What to produce:
Extract the lines that carry the string "this" from the listing.

Recorded information:
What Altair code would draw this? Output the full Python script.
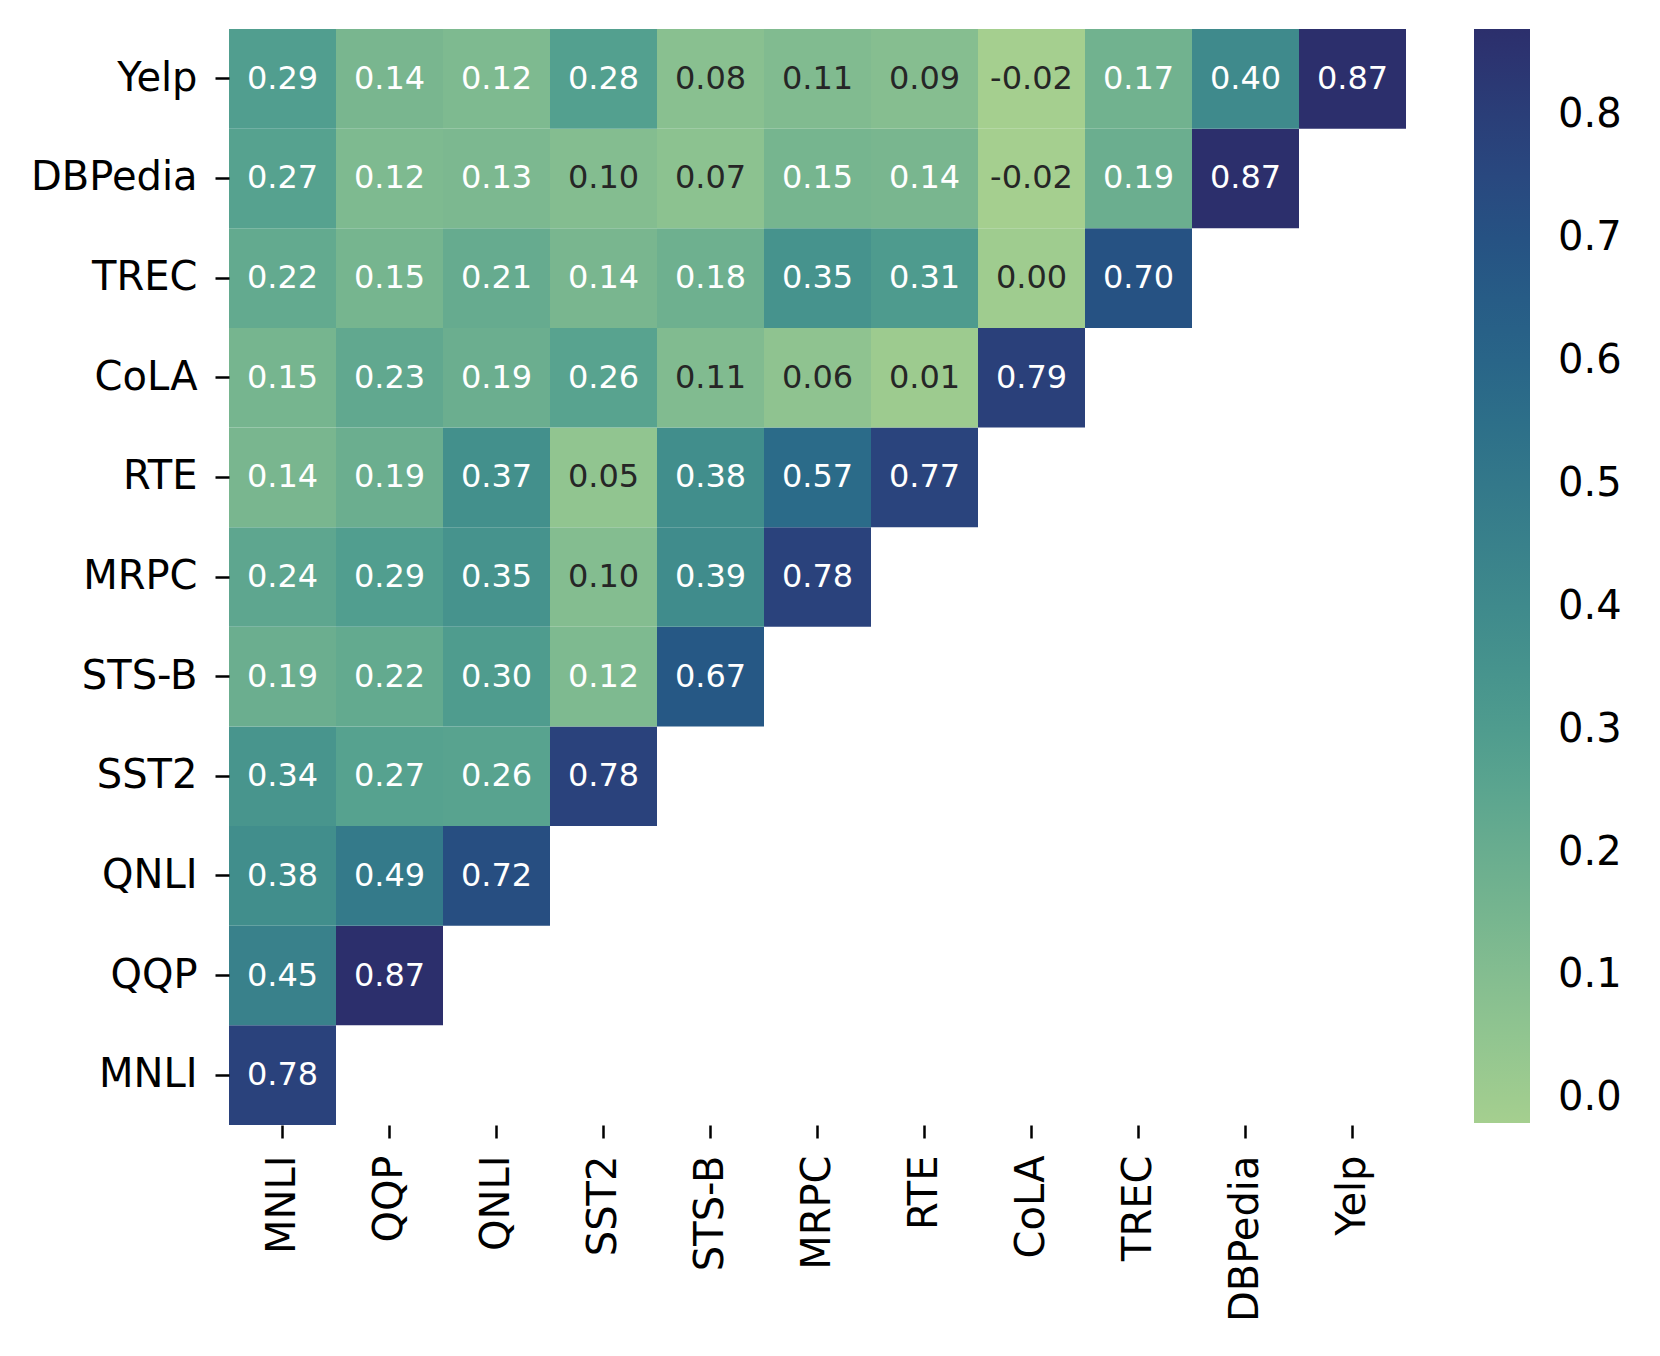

==

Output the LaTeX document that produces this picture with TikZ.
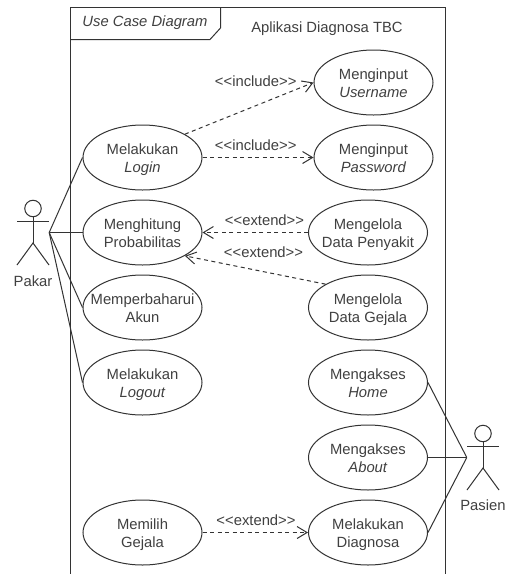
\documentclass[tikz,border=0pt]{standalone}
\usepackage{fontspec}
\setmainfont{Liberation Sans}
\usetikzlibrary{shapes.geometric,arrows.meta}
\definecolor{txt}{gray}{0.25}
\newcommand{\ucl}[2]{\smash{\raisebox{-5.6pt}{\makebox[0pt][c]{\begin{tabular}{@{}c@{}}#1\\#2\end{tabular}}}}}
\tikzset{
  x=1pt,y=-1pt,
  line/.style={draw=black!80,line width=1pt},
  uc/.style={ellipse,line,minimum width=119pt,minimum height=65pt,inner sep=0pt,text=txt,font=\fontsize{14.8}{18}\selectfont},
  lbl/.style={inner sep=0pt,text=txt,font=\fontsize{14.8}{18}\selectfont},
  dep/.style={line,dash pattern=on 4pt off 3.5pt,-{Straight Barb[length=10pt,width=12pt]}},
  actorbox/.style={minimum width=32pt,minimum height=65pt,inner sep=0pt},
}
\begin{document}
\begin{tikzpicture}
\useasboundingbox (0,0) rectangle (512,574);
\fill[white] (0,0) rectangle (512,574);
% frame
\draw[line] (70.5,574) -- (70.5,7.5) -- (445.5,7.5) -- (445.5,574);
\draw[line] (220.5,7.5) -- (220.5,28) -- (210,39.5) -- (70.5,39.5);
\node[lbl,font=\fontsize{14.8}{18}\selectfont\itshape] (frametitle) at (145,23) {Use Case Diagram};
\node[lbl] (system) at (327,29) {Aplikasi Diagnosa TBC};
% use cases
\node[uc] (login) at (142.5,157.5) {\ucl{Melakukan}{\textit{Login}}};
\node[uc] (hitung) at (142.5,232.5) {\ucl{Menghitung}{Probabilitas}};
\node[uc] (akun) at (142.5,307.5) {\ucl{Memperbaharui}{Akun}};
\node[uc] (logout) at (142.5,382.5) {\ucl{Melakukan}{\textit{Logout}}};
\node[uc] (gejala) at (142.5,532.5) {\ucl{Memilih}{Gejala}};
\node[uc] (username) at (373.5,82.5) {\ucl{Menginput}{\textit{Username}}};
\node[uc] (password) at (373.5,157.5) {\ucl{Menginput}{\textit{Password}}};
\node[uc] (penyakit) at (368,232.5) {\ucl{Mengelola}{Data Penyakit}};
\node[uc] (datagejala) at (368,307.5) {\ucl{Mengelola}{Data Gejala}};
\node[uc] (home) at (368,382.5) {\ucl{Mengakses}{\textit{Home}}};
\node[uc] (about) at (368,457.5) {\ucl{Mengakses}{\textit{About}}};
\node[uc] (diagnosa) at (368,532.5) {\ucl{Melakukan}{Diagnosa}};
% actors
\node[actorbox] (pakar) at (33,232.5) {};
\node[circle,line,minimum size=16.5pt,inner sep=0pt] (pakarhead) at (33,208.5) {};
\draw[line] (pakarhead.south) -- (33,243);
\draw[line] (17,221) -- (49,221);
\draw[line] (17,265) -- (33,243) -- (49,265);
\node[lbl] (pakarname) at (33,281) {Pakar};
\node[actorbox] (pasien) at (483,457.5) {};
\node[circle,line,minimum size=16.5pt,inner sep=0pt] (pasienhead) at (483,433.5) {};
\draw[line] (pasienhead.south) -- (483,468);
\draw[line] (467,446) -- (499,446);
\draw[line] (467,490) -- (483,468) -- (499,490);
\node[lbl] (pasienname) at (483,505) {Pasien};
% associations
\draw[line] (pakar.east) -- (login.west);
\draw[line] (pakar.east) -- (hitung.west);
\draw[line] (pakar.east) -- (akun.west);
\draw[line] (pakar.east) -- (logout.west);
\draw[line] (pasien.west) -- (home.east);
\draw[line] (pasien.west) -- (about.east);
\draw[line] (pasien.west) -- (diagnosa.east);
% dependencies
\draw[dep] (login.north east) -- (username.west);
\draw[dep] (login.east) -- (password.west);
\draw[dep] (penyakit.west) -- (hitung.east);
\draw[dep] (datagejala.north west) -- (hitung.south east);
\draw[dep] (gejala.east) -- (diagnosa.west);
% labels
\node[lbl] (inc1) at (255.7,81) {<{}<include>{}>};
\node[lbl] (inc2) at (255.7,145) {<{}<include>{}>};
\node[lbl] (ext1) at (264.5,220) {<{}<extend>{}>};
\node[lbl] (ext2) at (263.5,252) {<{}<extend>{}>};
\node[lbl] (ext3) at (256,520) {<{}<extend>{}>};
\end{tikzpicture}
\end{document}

Expected answer:
What Altair code would draw this? Output the full Python script.
Output the LaTeX document that produces this picture with TikZ.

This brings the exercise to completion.